Tested on STM32N657. Apparently Cube always uses AXISRAM2, so we don’t need to do any memory placement. I see declarations for a .noncacheable section in the linker script, along with attributes to assign this tag, and macros to extract begin and end addresses of such a section, because there are no placement rules for it. Probably Cube has or will have provisions to get this section address and mark it in the MPU.

Cube

Enable DCACHE

Appendix C: the long stories

Usually, things are not that simple; otherwise, who’d need Engineers ?

DMA writes, CPU reads, but the linker likes the room we left

If buffers or descriptors do not occupy a whole cache line, and something else is generously placed there by our friend the linker, things get tough.

We can’t flush and invalidate the cache before the DMA starts, unless there is some “in-the-middle” IRQ triggered at frame start and before the DMA starts, though, IMHO, that would render the whole stuff useless, because we delay processing the frame to clean the cache, that wouldn’t have been there in the first place…

One more on alignment

As invalidation/flushing is done on a line basis, functions doing that iterate through the lines based on the starting address and length passed as their arguments. If this is not coincident with cache hardware boundaries, parts of the buffers may not get invalidated/cleaned.

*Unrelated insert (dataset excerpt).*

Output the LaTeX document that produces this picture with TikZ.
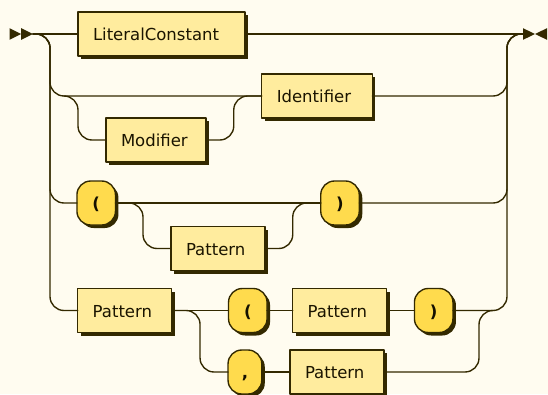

DMA descriptors and cache lines

Usually, one DMA descriptor does not fit exactly in a cache line. If a second descriptor follows the first one in one of the cache lines, flushing the first descriptor after modifying it, may trash changes done by the DMA controller on the second descriptor…
Avoid temptation and align usable units to cache lines, always.
But… What if descriptors are fixed size ? Not a linked list, just an array, they have a fixed size so we can’t avoid having more than one descriptor in a cache line ?
Then… Then the DMA engine needs to be stopped before we flush a descriptor. What if the DMA was in the middle of updating a descriptor ? Then we may trash it… That should be done when the DMA controller is idle. The cache should first be invalidated, then the second descriptor read, to be repopulated with the descriptor data, then we modify the first descriptor, the cache should then be flushed, to write our changes to the first descriptor. Here, “first” and “second” are relative terms, “first” being the one we are working on, and “second” the other one (or ones…) in the cache line. Usually, the sanest thing is to work on the whole descriptor array.
This constantly stops DMA and is prone to accumulating frames in the controller FIFO, leading to frame loss. Keep reading.

Fortunately, the Synopsys IP in the H7 has a “Descriptor Skip Length” field that comes to the rescue.

Cache eviction

A dirty cache line can be flushed without our explicit request, to make room for another line… This means that, on a multi-threaded system, another thread might be called while we are working on a descriptor, and flush part of it before we finish. This is similar to a write-through operation, so it won’t harm, just make broken code look like it “sometimes works”.
BUT… this can couple with the above in an evil way… that is, in a multi-threaded environment, the stop/invalidate/modify/flush operation should be atomic, or we must guarantee that there will never be a dirty cache line when a DMA controller is able to also be writing, and the processor be interrupted to switch to another task that might require use of the cache and cause an eviction.